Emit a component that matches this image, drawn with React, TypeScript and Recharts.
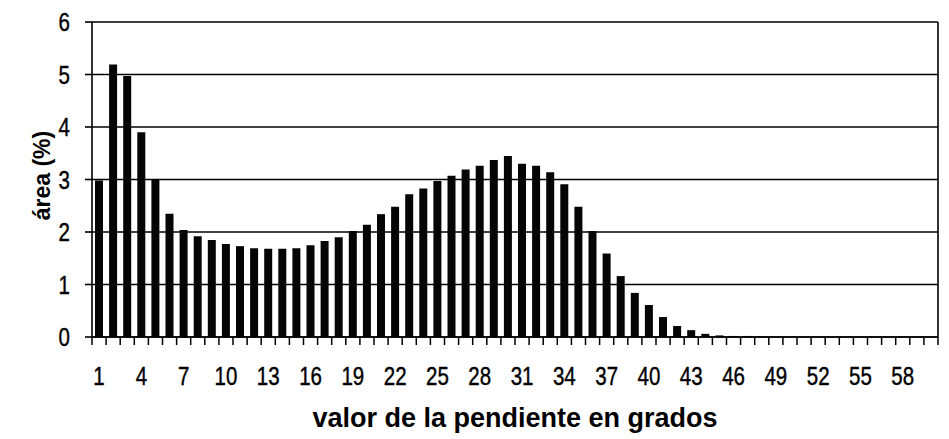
import { Bar, BarChart, CartesianGrid, Label, XAxis, YAxis } from 'recharts';

// slope value in degrees (x categories)
const slopeDegrees = [
  1, 2, 3, 4, 5, 6, 7, 8, 9, 10, 11, 12, 13, 14, 15, 16, 17, 18, 19, 20,
  21, 22, 23, 24, 25, 26, 27, 28, 29, 30, 31, 32, 33, 34, 35, 36, 37, 38, 39, 40,
  41, 42, 43, 44, 45, 46, 47, 48, 49, 50, 51, 52, 53, 54, 55, 56, 57, 58, 59, 60,
];

// share of area (%) for each slope value
const areaPercent = [
  2.98, 5.19, 4.97, 3.9, 3.0, 2.35, 2.04, 1.92, 1.85, 1.77, 1.73, 1.69, 1.68, 1.68, 1.69, 1.75, 1.83, 1.9, 2.02, 2.14,
  2.34, 2.48, 2.72, 2.83, 2.97, 3.07, 3.19, 3.26, 3.37, 3.45, 3.3, 3.26, 3.14, 2.91, 2.48, 2.02, 1.59, 1.16, 0.84, 0.61,
  0.38, 0.21, 0.13, 0.06, 0.03, 0.02, 0.02, 0.01, 0, 0, 0, 0, 0, 0, 0, 0, 0, 0, 0, 0,
];

const yTicks = [0, 1, 2, 3, 4, 5, 6];

const data = slopeDegrees.map((deg, i) => ({ deg: String(deg), area: areaPercent[i] }));

const PLOT_WIDTH = 846;
const FONT = "'Liberation Sans', Arial, sans-serif";

// condensed looking digits, like the scanned original
const NarrowText = ({ x, y, anchor, children }: any) => (
  <text
    transform={`translate(${x}, ${y}) scale(0.82, 1)`}
    textAnchor={anchor}
    fontFamily={FONT}
    fontSize={25}
    fill="#000"
    stroke="#000"
    strokeWidth={0.4}
  >
    {children}
  </text>
);

const CategoryTick = (props: any) => {
  const { x, y, index, payload } = props;
  const half = PLOT_WIDTH / slopeDegrees.length / 2;
  return (
    <g>
      <line x1={x - half} x2={x - half} y1={y} y2={y + 8} stroke="#000" strokeWidth={1.5} />
      {index === slopeDegrees.length - 1 && (
        <line x1={x + half} x2={x + half} y1={y} y2={y + 8} stroke="#000" strokeWidth={1.5} />
      )}
      {index % 3 === 0 && (
        <NarrowText x={x} y={y + 48} anchor="middle">
          {payload.value}
        </NarrowText>
      )}
    </g>
  );
};

const ValueTick = (props: any) => {
  const { x, y, payload } = props;
  return (
    <NarrowText x={x} y={y + 9} anchor="end">
      {payload.value}
    </NarrowText>
  );
};

const XTitle = (props: any) => {
  const { x, y, width } = props.viewBox;
  return (
    <text x={x + width / 2} y={y + 90} textAnchor="middle" fontFamily={FONT} fontWeight="bold" fontSize={27} fill="#000">
      valor de la pendiente en grados
    </text>
  );
};

const YTitle = (props: any) => {
  const { x, y, height } = props.viewBox;
  const cx = x + 50;
  const cy = y + height / 2 - 4;
  return (
    <text x={cx} y={cy} transform={`rotate(-90, ${cx}, ${cy})`} textAnchor="middle" fontFamily={FONT} fontWeight="bold" fontSize={23} fill="#000">
      área (%)
    </text>
  );
};

export default function App() {
  return (
    <div style={{ position: 'absolute', left: 0, top: 0, background: '#fff' }}>
      <BarChart width={949} height={439} data={data} margin={{ top: 22, right: 0, bottom: 0, left: 0 }}>
        <CartesianGrid horizontal vertical={false} stroke="#000" strokeWidth={1.6} />
        <XAxis
          dataKey="deg"
          interval={0}
          height={102}
          tickSize={0}
          tickMargin={0}
          tickLine={false}
          axisLine={{ stroke: '#000', strokeWidth: 1.6 }}
          tick={<CategoryTick />}
        >
          <Label content={<XTitle />} />
        </XAxis>
        <YAxis
          width={92}
          domain={[0, 6]}
          ticks={yTicks}
          tickSize={7}
          tickMargin={15}
          tickLine={{ stroke: '#000', strokeWidth: 1.6 }}
          axisLine={{ stroke: '#000', strokeWidth: 1.6 }}
          tick={<ValueTick />}
        >
          <Label content={<YTitle />} />
        </YAxis>
        <YAxis
          yAxisId="right"
          orientation="right"
          width={11}
          domain={[0, 6]}
          tick={false}
          tickLine={false}
          axisLine={{ stroke: '#000', strokeWidth: 1.6 }}
        />
        <Bar dataKey="area" fill="#050505" barSize={8} isAnimationActive={false} />
      </BarChart>
    </div>
  );
}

========

## [Task description]
Leave out the pictures and reproduce the rest of the listing exactly.

## [Exercise output]
Emit a component that matches this image, drawn with React, TypeScript and Recharts.
import { Bar, BarChart, CartesianGrid, Label, XAxis, YAxis } from 'recharts';

// slope value in degrees (x categories)
const slopeDegrees = [
  1, 2, 3, 4, 5, 6, 7, 8, 9, 10, 11, 12, 13, 14, 15, 16, 17, 18, 19, 20,
  21, 22, 23, 24, 25, 26, 27, 28, 29, 30, 31, 32, 33, 34, 35, 36, 37, 38, 39, 40,
  41, 42, 43, 44, 45, 46, 47, 48, 49, 50, 51, 52, 53, 54, 55, 56, 57, 58, 59, 60,
];

// share of area (%) for each slope value
const areaPercent = [
  2.98, 5.19, 4.97, 3.9, 3.0, 2.35, 2.04, 1.92, 1.85, 1.77, 1.73, 1.69, 1.68, 1.68, 1.69, 1.75, 1.83, 1.9, 2.02, 2.14,
  2.34, 2.48, 2.72, 2.83, 2.97, 3.07, 3.19, 3.26, 3.37, 3.45, 3.3, 3.26, 3.14, 2.91, 2.48, 2.02, 1.59, 1.16, 0.84, 0.61,
  0.38, 0.21, 0.13, 0.06, 0.03, 0.02, 0.02, 0.01, 0, 0, 0, 0, 0, 0, 0, 0, 0, 0, 0, 0,
];

const yTicks = [0, 1, 2, 3, 4, 5, 6];

const data = slopeDegrees.map((deg, i) => ({ deg: String(deg), area: areaPercent[i] }));

const PLOT_WIDTH = 846;
const FONT = "'Liberation Sans', Arial, sans-serif";

// condensed looking digits, like the scanned original
const NarrowText = ({ x, y, anchor, children }: any) => (
  <text
    transform={`translate(${x}, ${y}) scale(0.82, 1)`}
    textAnchor={anchor}
    fontFamily={FONT}
    fontSize={25}
    fill="#000"
    stroke="#000"
    strokeWidth={0.4}
  >
    {children}
  </text>
);

const CategoryTick = (props: any) => {
  const { x, y, index, payload } = props;
  const half = PLOT_WIDTH / slopeDegrees.length / 2;
  return (
    <g>
      <line x1={x - half} x2={x - half} y1={y} y2={y + 8} stroke="#000" strokeWidth={1.5} />
      {index === slopeDegrees.length - 1 && (
        <line x1={x + half} x2={x + half} y1={y} y2={y + 8} stroke="#000" strokeWidth={1.5} />
      )}
      {index % 3 === 0 && (
        <NarrowText x={x} y={y + 48} anchor="middle">
          {payload.value}
        </NarrowText>
      )}
    </g>
  );
};

const ValueTick = (props: any) => {
  const { x, y, payload } = props;
  return (
    <NarrowText x={x} y={y + 9} anchor="end">
      {payload.value}
    </NarrowText>
  );
};

const XTitle = (props: any) => {
  const { x, y, width } = props.viewBox;
  return (
    <text x={x + width / 2} y={y + 90} textAnchor="middle" fontFamily={FONT} fontWeight="bold" fontSize={27} fill="#000">
      valor de la pendiente en grados
    </text>
  );
};

const YTitle = (props: any) => {
  const { x, y, height } = props.viewBox;
  const cx = x + 50;
  const cy = y + height / 2 - 4;
  return (
    <text x={cx} y={cy} transform={`rotate(-90, ${cx}, ${cy})`} textAnchor="middle" fontFamily={FONT} fontWeight="bold" fontSize={23} fill="#000">
      área (%)
    </text>
  );
};

export default function App() {
  return (
    <div style={{ position: 'absolute', left: 0, top: 0, background: '#fff' }}>
      <BarChart width={949} height={439} data={data} margin={{ top: 22, right: 0, bottom: 0, left: 0 }}>
        <CartesianGrid horizontal vertical={false} stroke="#000" strokeWidth={1.6} />
        <XAxis
          dataKey="deg"
          interval={0}
          height={102}
          tickSize={0}
          tickMargin={0}
          tickLine={false}
          axisLine={{ stroke: '#000', strokeWidth: 1.6 }}
          tick={<CategoryTick />}
        >
          <Label content={<XTitle />} />
        </XAxis>
        <YAxis
          width={92}
          domain={[0, 6]}
          ticks={yTicks}
          tickSize={7}
          tickMargin={15}
          tickLine={{ stroke: '#000', strokeWidth: 1.6 }}
          axisLine={{ stroke: '#000', strokeWidth: 1.6 }}
          tick={<ValueTick />}
        >
          <Label content={<YTitle />} />
        </YAxis>
        <YAxis
          yAxisId="right"
          orientation="right"
          width={11}
          domain={[0, 6]}
          tick={false}
          tickLine={false}
          axisLine={{ stroke: '#000', strokeWidth: 1.6 }}
        />
        <Bar dataKey="area" fill="#050505" barSize={8} isAnimationActive={false} />
      </BarChart>
    </div>
  );
}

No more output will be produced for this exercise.